If you are interested not just in BCH’s diagnoses, but his prescriptions, and feel that looking anew at the textual archives of the increasingly colonized others of Western culture might offer new resources for resisting the cataclysm of similitude, you can check out his new trio of books on spirituality and politics. The Philosophy of Zen Buddhism (German original 2004; English 2022), Absence: on the Culture and Philosophy of the Far East (G: 2007; E: 2023), and Vita Contemplativa (G: 2023; E: 2024). Here, he partly echoes the arguments of the Davids, Graeber and Wengrow, in The Dawn of Everything, noting that any nostalgia trip to recover pre-modern modes of selfhood will lead us nowhere. Han proposes to orient us towards an authenticity based not on any particular culture, historical moment, or conceptual heritage, but rather on a genuine re-engagement with the peripatetic, and thus multitudinous shape of our very existence — culturally, politically, spiritually. Seeking and refining identity is a necessity, but also the problem. Try, when you can, not just to rest, or recharge, or take care; but just, to float.
If our present is "poor in rest," in "in-betweens," if we are being overrun by the exhaustion of always encountering sameness, then the power to say no, to stop the onslaught is essential, BCH writes:
Negative potency [...] is the power not to do—to adopt Nietzsche’s phrasing, the power to say no…The negative of not-to also provides an essential trait of contemplation. In Zen meditation, for example, one attempts to achieve the pure negativity of not-to, that is, the void—by freeing oneself from rushing, intrusive Something. Such meditation is an extremely active process; that is, it represents anything but passivity. The exercise seeks to attain a point of sovereignty within oneself, to be the middle." (Philosophy of Zen Buddhism)

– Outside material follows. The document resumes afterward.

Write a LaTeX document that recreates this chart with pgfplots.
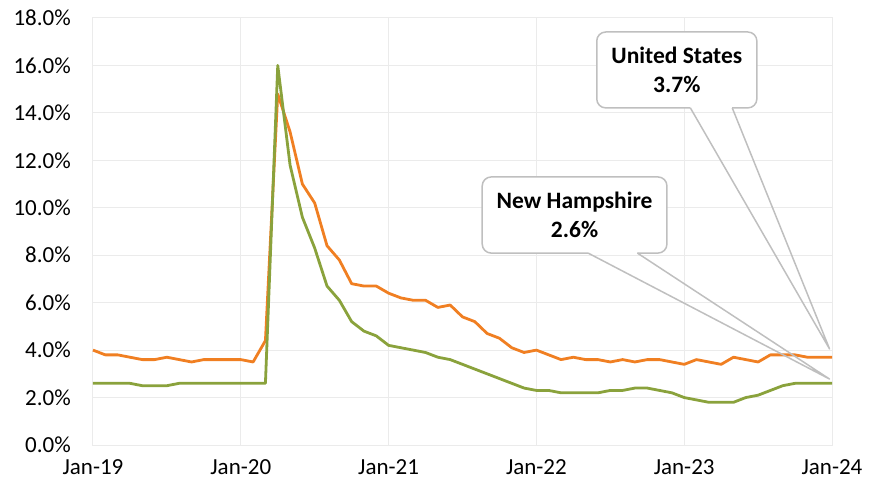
\documentclass[border=0pt]{standalone}
\usepackage{pgfplots}
\pgfplotsset{compat=1.18}
\usepackage{pgfplotstable}
\usepackage{fontspec}
\setmainfont{Carlito}
\definecolor{usor}{HTML}{F07F22}
\definecolor{nhgr}{HTML}{8AA23C}
\definecolor{gridc}{HTML}{EBEBEB}
\definecolor{callc}{HTML}{BFBFBF}
\newcommand\callfont{\fontsize{23.5}{28.5}\selectfont\bfseries}

\pgfplotstableread{
m us nh
0 4.0 2.6
1 3.8 2.6
2 3.8 2.6
3 3.7 2.6
4 3.6 2.5
5 3.6 2.5
6 3.7 2.5
7 3.6 2.6
8 3.5 2.6
9 3.6 2.6
10 3.6 2.6
11 3.6 2.6
12 3.6 2.6
13 3.5 2.6
14 4.4 2.6
15 14.8 16.0
16 13.2 11.8
17 11.0 9.6
18 10.2 8.3
19 8.4 6.7
20 7.8 6.1
21 6.8 5.2
22 6.7 4.8
23 6.7 4.6
24 6.4 4.2
25 6.2 4.1
26 6.1 4.0
27 6.1 3.9
28 5.8 3.7
29 5.9 3.6
30 5.4 3.4
31 5.2 3.2
32 4.7 3.0
33 4.5 2.8
34 4.1 2.6
35 3.9 2.4
36 4.0 2.3
37 3.8 2.3
38 3.6 2.2
39 3.7 2.2
40 3.6 2.2
41 3.6 2.2
42 3.5 2.3
43 3.6 2.3
44 3.5 2.4
45 3.6 2.4
46 3.6 2.3
47 3.5 2.2
48 3.4 2.0
49 3.6 1.9
50 3.5 1.8
51 3.4 1.8
52 3.7 1.8
53 3.6 2.0
54 3.5 2.1
55 3.8 2.3
56 3.8 2.5
57 3.8 2.6
58 3.7 2.6
59 3.7 2.6
60 3.7 2.6
}\datatable

\begin{document}
\begin{tikzpicture}
\begin{axis}[
  scale only axis,
  width=739pt, height=427pt,
  xmin=0, xmax=60, ymin=0, ymax=18,
  clip=false,
  axis line style={draw=gridc, line width=1pt},
  grid=major,
  major grid style={draw=gridc, line width=1pt},
  tick style={draw=none},
  xtick={0,12,24,36,48,60},
  xticklabels={Jan-19,Jan-20,Jan-21,Jan-22,Jan-23,Jan-24},
  ytick={0,2,4,6,8,10,12,14,16,18},
  yticklabels={0.0\%,2.0\%,4.0\%,6.0\%,8.0\%,10.0\%,12.0\%,14.0\%,16.0\%,18.0\%},
  yticklabel style={font=\fontsize{23}{27}\selectfont, text=black, anchor=east, inner sep=0pt, xshift=-22pt},
  xticklabel style={font=\fontsize{23}{27}\selectfont, text=black, anchor=base, inner sep=0pt, yshift=-29pt},
]
\addplot[usor, line width=2.8pt, line join=round] table[x=m, y=us] {\datatable};
\addplot[nhgr, line width=2.8pt, line join=round] table[x=m, y=nh] {\datatable};

% United States callout
\fill[white, rounded corners=9pt] (axis cs:40.9,14.21) rectangle (axis cs:53.9,17.41);
\draw[callc, line width=1.5pt, rounded corners=9pt]
  (axis cs:51.9,14.21) -- (axis cs:53.9,14.21) -- (axis cs:53.9,17.41) -- (axis cs:40.9,17.41) -- (axis cs:40.9,14.21) -- (axis cs:48.5,14.21);
\draw[callc, line width=1.5pt, line join=round] (axis cs:48.5,14.21) -- (axis cs:59.8,4.05) -- (axis cs:51.9,14.21);
\node[align=center, font=\callfont] at (axis cs:47.4,15.81) {United States\\3.7\%};

% New Hampshire callout
\fill[white, rounded corners=9pt] (axis cs:31.6,8.09) rectangle (axis cs:46.6,11.3);
\draw[callc, line width=1.5pt, rounded corners=9pt]
  (axis cs:44.2,8.09) -- (axis cs:46.6,8.09) -- (axis cs:46.6,11.3) -- (axis cs:31.6,11.3) -- (axis cs:31.6,8.09) -- (axis cs:40.2,8.09);
\draw[callc, line width=1.5pt, line join=round] (axis cs:40.2,8.09) -- (axis cs:59.8,2.78) -- (axis cs:44.2,8.09);
\node[align=center, font=\callfont] at (axis cs:39.1,9.7) {New Hampshire\\2.6\%};

\coordinate (pll) at (rel axis cs:0,0);
\coordinate (pur) at (rel axis cs:1,1);
\end{axis}
\pgfresetboundingbox
\path[use as bounding box] ([shift={(-93pt,-47pt)}]pll) rectangle ([shift={(47pt,18pt)}]pur);
\end{tikzpicture}
\end{document}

Personally, I am generally very engaged by the axiomatic grandeur of BCH’s writing. I don't agree with all of it, but I am glad to follow the critical energies that bind the yawning breadth of his studies. His examples from the Buddhist and Confucian archives are sometimes confusing, and potentially trite (Asian thought is too often presented as palliative for various symptoms of Western modernity). Other moments, however, such as his discussion of the "inherent friendliness of all things" or his critiques of modern subjectivity's emphasis on "appetition," are very intriguing and productive.
Could this be the end of French philosophy’s monopoly over the image of critic, flowing through the enduring trope of the long-dead flaneur? Maybe. Try embracing your eclectic philosophy aunt or uncle. Mine is BCH.
Kyle Chayka: BCH looks really cool in a leather jacket, and seems like he should always be smoking a cigarette. I think we can all agree that these are two of the key qualities to seek in a contemporary philosophical icon.
That Art Review interview is one of my favorites, I return to it often. Very here for the BCH love.